Ante todas las advertencias y los peligros que implicaba lo que los golpistas de 1992 llamaban “el proceso” y “la construcción de la patria bonita”, los incrédulos respondían que Venezuela no era Cuba –ahora en la península ibérica se transformó en “España no es Venezuela”–, pero una vez que el Estado es secuestrado resulta difícil dar marcha atrás con métodos pacíficos, democráticos y constitucionales. No hay democracia. Toda revolución fundamentada en el marxismo-leninismo avanza mediante el terror, el exterminio de los derechos civiles, de la libertad y de los disidentes. Votar no hace real la democracia, mucho menos cuando la adornan los cognomentos “participativa y protagónica”.

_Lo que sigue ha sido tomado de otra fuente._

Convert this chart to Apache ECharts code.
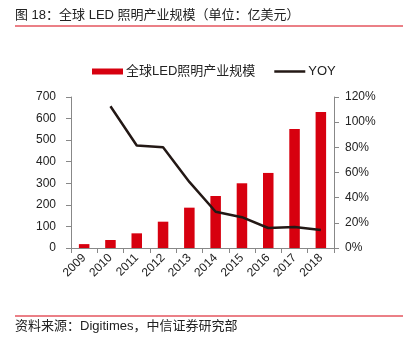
<!DOCTYPE html>
<html><head><meta charset="utf-8">
<script src="https://cdn.jsdelivr.net/npm/echarts@6/dist/echarts.min.js"></script>
<style>html,body{margin:0;padding:0;background:#fff}#c{width:403px;height:346px}</style>
</head><body><div id="c"></div>
<script>
const categories = ['2009','2010','2011','2012','2013','2014','2015','2016','2017','2018'];
const marketSize = [18, 37, 68, 122, 187, 241, 300, 348, 552, 630];
const yoy = [null, 112.6, 81.5, 80.0, 52.5, 28.8, 24.5, 15.9, 16.7, 14.3];
const leftTicks = {min: 0, max: 700, interval: 100};
const rightTicks = {min: 0, max: 120, interval: 20};
const titleText = '图 18：全球 LED 照明产业规模（单位：亿美元）';
const sourceText = '资料来源：Digitimes，中信证券研究部';
const barName = '全球LED照明产业规模';
const lineName = 'YOY';

const font = '"Liberation Sans", Arial, "Noto Sans CJK SC", sans-serif';
const chart = echarts.init(document.getElementById('c'), null, {renderer: 'canvas'});
chart.setOption({
  animation: false,
  textStyle: {fontFamily: font},
  grid: {left: 71, right: 69, top: 97, bottom: 98, containLabel: false},
  legend: {
    left: 87, top: 60, itemWidth: 31, itemHeight: 6, itemGap: 19,
    symbolKeepAspect: true,
    textStyle: {fontSize: 13, color: '#222', fontFamily: font, padding: [0,0,0,-2]},
    data: [
      {name: barName, icon: 'path://M0,0H31V6H0Z'},
      {name: lineName, icon: 'path://M0,0H124V10H0Z', itemStyle: {color: '#231815', borderWidth: 0}}
    ]
  },
  xAxis: {
    type: 'category', data: categories,
    axisLine: {lineStyle: {color: '#888'}},
    axisTick: {show: true, alignWithLabel: false, lineStyle: {color: '#888'}, length: 5},
    axisLabel: {rotate: 45, color: '#222', fontSize: 12, margin: 8, interval: 0}
  },
  yAxis: [{
    type: 'value', min: leftTicks.min, max: leftTicks.max, interval: leftTicks.interval,
    axisLine: {show: true, lineStyle: {color: '#888'}},
    axisTick: {show: true, length: 5, lineStyle: {color: '#888'}},
    axisLabel: {color: '#222', fontSize: 12, margin: 15},
    splitLine: {show: false}
  }, {
    type: 'value', min: rightTicks.min, max: rightTicks.max, interval: rightTicks.interval,
    position: 'right',
    axisLine: {show: true, lineStyle: {color: '#888'}},
    axisTick: {show: true, length: 5, lineStyle: {color: '#888'}},
    axisLabel: {color: '#222', fontSize: 12, margin: 11, formatter: '{value}%'},
    splitLine: {show: false}
  }],
  series: [{
    name: barName, type: 'bar', data: marketSize, barWidth: '40%',
    itemStyle: {color: '#d7000f'}
  }, {
    name: lineName, type: 'line', yAxisIndex: 1, data: yoy,
    symbol: 'none', lineStyle: {color: '#231815', width: 2.5},
    itemStyle: {color: '#231815'}
  }],
  graphic: [
    {type: 'text', left: 15, top: 9, style: {text: titleText, font: '13px ' + font, fill: '#222'}},
    {type: 'line', shape: {x1: 15, y1: 26, x2: 403, y2: 26}, style: {stroke: '#d7000f', lineWidth: 1}},
    {type: 'line', shape: {x1: 15, y1: 316, x2: 403, y2: 316}, style: {stroke: '#d7000f', lineWidth: 1}},
    {type: 'text', left: 15, top: 320, style: {text: sourceText, font: '13px ' + font, fill: '#222'}}
  ]
});
</script></body></html>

Necesitados de una doctrina, el legado de Chávez ha devenido en una abstracción vacía, algunos pedagogos han propuesto desde el Zulia, la región más devastada por el régimen maduro-cabellista, restablecer la educación ciudadana en los programas de secundaria, pero “adaptada a las nuevas circunstancias sociales, políticas y económicas”. En la propuesta la palabra “democracia” apenas aparece tres veces y “libertad” no aparece nunca, pero se insiste en la obsolescencia de las tradiciones. Lo revelador es que la propuesta se fundamenta en el libro El retorno político: comunidad, ciudadanía, pluralismo, democracia radical de la podemita Chantal Mouffe, que considera añosa la democracia convencional y propone un nuevo imaginario político con lucha de clases, redefinición de la libertad y restricciones a la propiedad, en conexión con los debates de la posmodernidad. Más o menos el mismo palabreo incomprensible y confuso de la tesis doctoral de Juan Barreto. Vendo rosa de los vientos para mar picado y tormenta a la vista.